Is it any wonder Jews get a bad name with this kind of self serving chutzpah.

Tiresome morons.

It warns: “The risk of arguing for the fault of failure lying squarely with the Palestinians while many will at least partially blame Israel, is that supporters of Israel will become increasingly discredited, irrelevant and marginal.

you don’t say.

“Human Rights are a central tenet of the Jewish faith.”

That was a favourite meme of Rabbi Sacks. As if Jewish rule over the Palestinians were as kind and reasonable as a thought for the day by Rabbi Lionel Blue.

none of the reality of IDF life in the territories

http://www.theguardian.com/world/2007/oct/21/israel
“One described beating women. ‘With women I have no problem. With women, one threw a clog at me and I kicked her here [pointing to the crotch], I broke everything there. She can’t have children. Next time she won’t throw clogs at me. When one of them [a woman] spat at me, I gave her the rifle butt in the face. She doesn’t have what to spit with any more.'”

>> Britain’s oldest Jewish leadership institution, the Board of Deputies …

It may be the oldest, but does it have “Jewish street creds”?

Regardless, this story once again highlights the injustice, immorality and hypocrisy that are the bedrock of Zio-supremacism, Zio-supremacists and the supremacist “Jewish State” of Israel.

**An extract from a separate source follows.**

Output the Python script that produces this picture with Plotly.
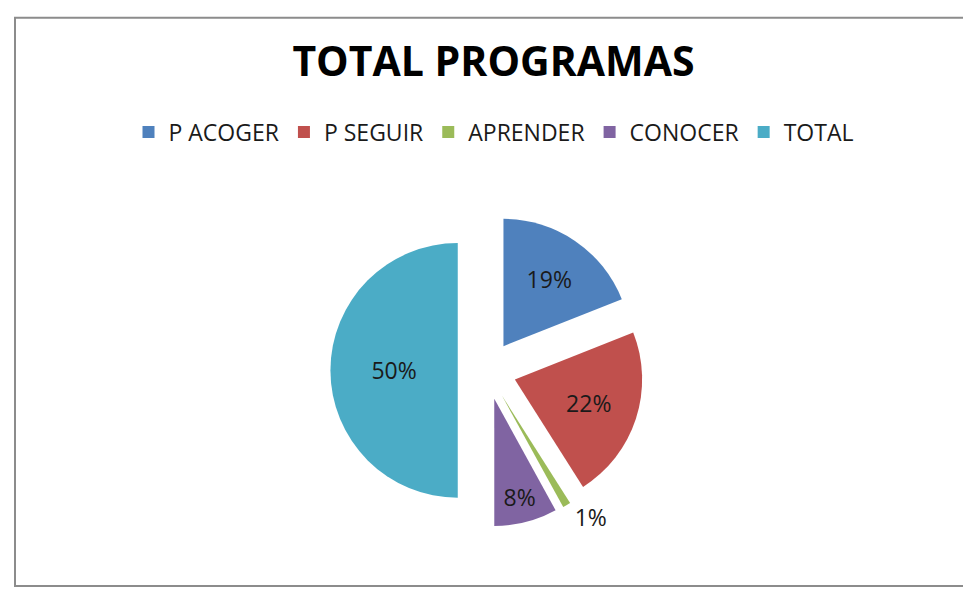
import plotly.graph_objects as go

# slice data
categorias = ["P ACOGER", "P SEGUIR", "APRENDER", "CONOCER", "TOTAL"]
valores = [19, 22, 1, 8, 50]
colores = ["#4F81BD", "#C0504D", "#9BBB59", "#8064A2", "#4BACC6"]
posiciones = ["inside", "inside", "outside", "inside", "inside"]

W, H = 971, 589

fig = go.Figure()

fig.add_trace(
    go.Pie(
        labels=categorias,
        values=valores,
        sort=False,
        direction="clockwise",
        rotation=0,
        pull=[0.23] * len(valores),
        marker=dict(colors=colores, line=dict(width=0)),
        texttemplate="%{percent:.0%}",
        textposition=posiciones,
        insidetextorientation="horizontal",
        textfont=dict(family="Open Sans", size=23, color="#1a1a1a"),
        outsidetextfont=dict(family="Open Sans", size=23, color="#1a1a1a"),
        domain=dict(x=[320 / W, 638 / W], y=[(H - 527) / H, (H - 209) / H]),
        hoverinfo="label+percent",
    )
)

fig.update_layout(
    width=W,
    height=H,
    margin=dict(l=0, r=0, t=0, b=0),
    paper_bgcolor="white",
    plot_bgcolor="white",
    title=dict(
        text="<b>TOTAL PROGRAMAS</b>",
        x=0.5,
        xanchor="center",
        y=1 - 54 / H,
        yanchor="middle",
        font=dict(family="Open Sans", size=41, color="black"),
    ),
    legend=dict(
        orientation="h",
        x=0.5,
        xanchor="center",
        y=1 - 126 / H,
        yanchor="middle",
        font=dict(family="Open Sans", size=23, color="#1a1a1a"),
        itemwidth=30,
        traceorder="normal",
    ),
    shapes=[
        dict(
            type="rect",
            xref="paper",
            yref="paper",
            x0=7 / W,
            x1=968 / W,
            y0=1 - 587 / H,
            y1=1 - 10 / H,
            line=dict(color="#8c8c8c", width=2),
        )
    ],
)

fig.write_html("out.html")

Nor does the document ever mention anything called “the occupied territories” or even “disputed territory”. Here we come to the main question, the Israeli government do not regard the territories as either “occupied” or “disputed”, to them they are sovereign Israeli territory and part of the “Land of Israel”, as they see it, and how the Board of Deputies see it. Its not complicated, only when Abbas sees the futility of trying to negotiate a sovereign two state solution with an Israeli government that cannot/will not recognize a separate and importantly sovereign Palestinian state, will progress be made.